#### [WHAT IS ASKED]
Write the count of lines that contain the word "React" and nothing else.

#### [EXCERPTED DATA]

—————

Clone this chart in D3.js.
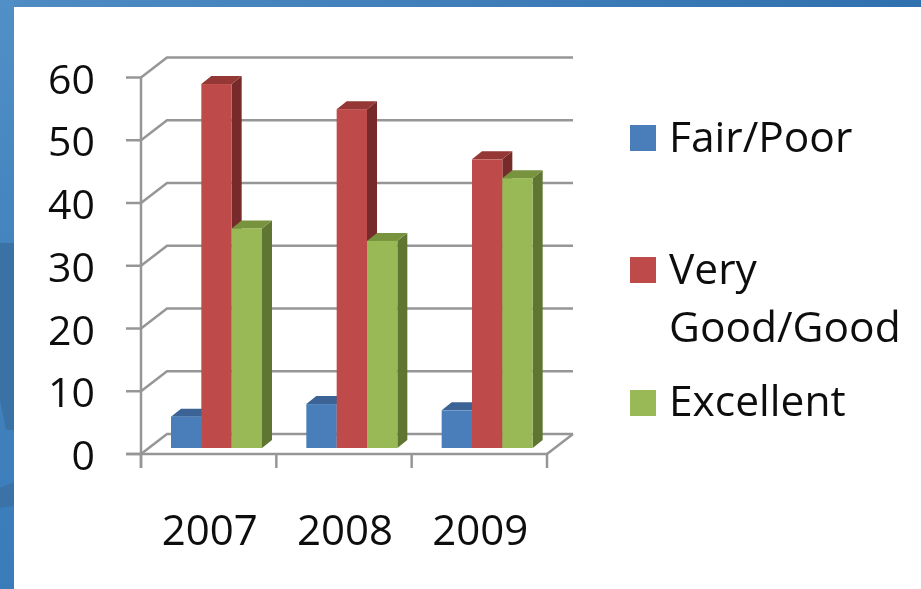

—————

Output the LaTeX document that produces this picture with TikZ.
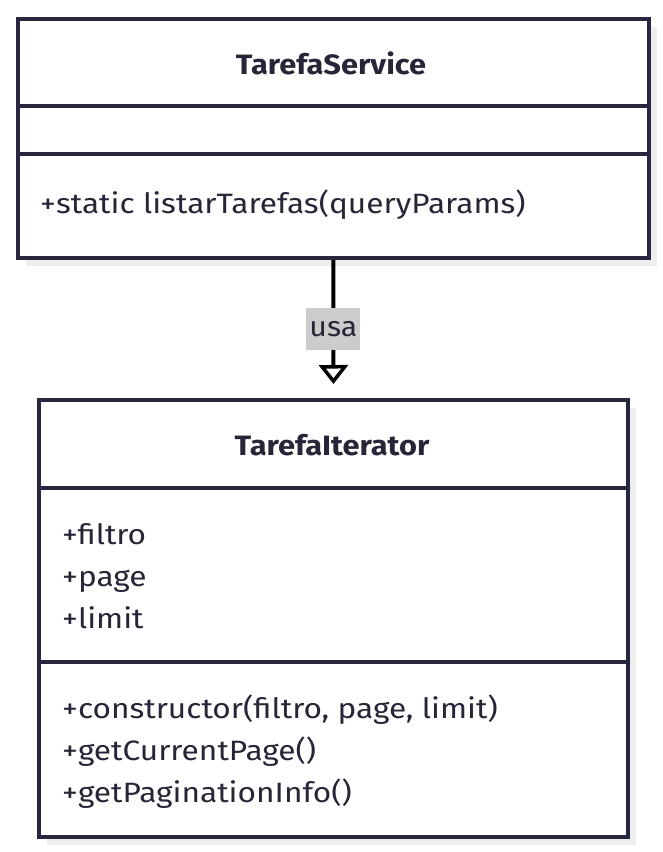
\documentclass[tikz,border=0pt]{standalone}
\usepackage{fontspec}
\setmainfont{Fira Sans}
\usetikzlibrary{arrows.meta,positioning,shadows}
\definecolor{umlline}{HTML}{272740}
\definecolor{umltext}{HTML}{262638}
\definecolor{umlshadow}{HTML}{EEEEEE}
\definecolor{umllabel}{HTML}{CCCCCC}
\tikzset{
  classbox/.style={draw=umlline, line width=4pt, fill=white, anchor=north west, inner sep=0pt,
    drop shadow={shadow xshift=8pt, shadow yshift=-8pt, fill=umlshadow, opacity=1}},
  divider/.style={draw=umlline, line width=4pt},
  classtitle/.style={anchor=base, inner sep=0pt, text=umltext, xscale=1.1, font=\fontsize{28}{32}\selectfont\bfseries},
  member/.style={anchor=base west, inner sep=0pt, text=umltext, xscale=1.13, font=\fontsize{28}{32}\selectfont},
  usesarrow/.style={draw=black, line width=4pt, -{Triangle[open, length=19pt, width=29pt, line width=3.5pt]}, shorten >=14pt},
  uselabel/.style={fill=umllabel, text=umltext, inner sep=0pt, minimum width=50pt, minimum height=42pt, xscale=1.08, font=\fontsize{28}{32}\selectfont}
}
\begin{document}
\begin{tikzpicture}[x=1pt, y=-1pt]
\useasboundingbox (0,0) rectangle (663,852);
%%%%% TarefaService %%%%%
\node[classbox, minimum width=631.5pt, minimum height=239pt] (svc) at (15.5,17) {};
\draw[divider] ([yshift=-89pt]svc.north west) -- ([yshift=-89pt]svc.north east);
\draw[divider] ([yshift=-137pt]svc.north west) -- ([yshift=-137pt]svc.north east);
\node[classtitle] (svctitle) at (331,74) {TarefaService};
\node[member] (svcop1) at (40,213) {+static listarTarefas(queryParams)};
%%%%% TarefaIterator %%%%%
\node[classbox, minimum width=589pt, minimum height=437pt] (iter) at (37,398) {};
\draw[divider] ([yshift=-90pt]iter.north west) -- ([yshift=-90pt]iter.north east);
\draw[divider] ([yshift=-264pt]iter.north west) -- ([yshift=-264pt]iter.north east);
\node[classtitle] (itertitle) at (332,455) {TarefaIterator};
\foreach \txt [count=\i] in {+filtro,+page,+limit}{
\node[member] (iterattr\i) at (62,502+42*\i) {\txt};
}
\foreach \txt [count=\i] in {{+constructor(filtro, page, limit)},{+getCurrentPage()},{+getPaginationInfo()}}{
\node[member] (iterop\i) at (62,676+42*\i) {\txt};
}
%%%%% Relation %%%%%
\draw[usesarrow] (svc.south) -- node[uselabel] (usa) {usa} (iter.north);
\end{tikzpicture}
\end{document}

—————

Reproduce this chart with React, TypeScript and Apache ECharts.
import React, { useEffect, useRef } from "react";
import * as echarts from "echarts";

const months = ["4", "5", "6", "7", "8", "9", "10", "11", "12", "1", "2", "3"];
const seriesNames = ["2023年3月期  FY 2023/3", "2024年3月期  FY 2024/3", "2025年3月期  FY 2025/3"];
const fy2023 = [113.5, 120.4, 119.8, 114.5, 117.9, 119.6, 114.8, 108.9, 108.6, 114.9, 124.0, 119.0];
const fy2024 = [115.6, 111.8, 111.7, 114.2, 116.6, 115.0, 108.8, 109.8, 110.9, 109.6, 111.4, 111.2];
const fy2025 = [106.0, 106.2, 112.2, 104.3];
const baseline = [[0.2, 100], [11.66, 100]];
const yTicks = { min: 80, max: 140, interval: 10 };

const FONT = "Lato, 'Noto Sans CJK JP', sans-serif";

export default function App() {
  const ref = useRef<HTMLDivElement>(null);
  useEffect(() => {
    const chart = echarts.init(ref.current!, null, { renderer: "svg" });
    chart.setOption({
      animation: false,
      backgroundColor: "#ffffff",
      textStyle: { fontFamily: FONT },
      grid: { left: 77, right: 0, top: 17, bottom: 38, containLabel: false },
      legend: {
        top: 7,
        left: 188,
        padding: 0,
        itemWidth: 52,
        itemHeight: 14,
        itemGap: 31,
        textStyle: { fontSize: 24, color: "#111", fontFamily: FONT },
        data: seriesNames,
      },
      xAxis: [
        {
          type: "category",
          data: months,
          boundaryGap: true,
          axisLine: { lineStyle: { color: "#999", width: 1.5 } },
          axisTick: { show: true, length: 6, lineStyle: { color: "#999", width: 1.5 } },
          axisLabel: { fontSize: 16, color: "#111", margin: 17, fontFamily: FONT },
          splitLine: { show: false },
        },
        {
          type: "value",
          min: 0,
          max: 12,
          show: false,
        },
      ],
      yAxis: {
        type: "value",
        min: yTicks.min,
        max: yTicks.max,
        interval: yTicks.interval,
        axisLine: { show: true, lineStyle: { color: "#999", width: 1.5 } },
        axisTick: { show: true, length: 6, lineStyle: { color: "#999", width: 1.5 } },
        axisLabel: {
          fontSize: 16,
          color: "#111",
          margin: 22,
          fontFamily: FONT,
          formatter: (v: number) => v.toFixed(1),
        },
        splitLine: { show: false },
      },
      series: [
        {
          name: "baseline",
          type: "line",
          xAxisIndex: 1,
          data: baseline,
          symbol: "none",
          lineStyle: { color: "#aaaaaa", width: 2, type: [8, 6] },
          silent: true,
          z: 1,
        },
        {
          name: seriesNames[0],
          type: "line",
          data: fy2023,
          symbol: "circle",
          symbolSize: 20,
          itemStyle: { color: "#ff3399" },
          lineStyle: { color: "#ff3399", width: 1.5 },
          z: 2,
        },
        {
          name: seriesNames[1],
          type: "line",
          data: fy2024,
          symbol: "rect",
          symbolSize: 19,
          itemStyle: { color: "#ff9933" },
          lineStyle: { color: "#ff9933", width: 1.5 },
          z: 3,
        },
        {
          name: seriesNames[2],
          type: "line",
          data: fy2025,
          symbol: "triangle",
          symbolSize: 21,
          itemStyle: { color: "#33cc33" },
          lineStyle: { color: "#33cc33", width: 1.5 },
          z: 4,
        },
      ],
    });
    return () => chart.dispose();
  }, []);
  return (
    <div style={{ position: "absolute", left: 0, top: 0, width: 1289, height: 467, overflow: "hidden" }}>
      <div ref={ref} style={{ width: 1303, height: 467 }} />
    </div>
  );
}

—————

#### [ANSWER TO THE PROBLEM]
2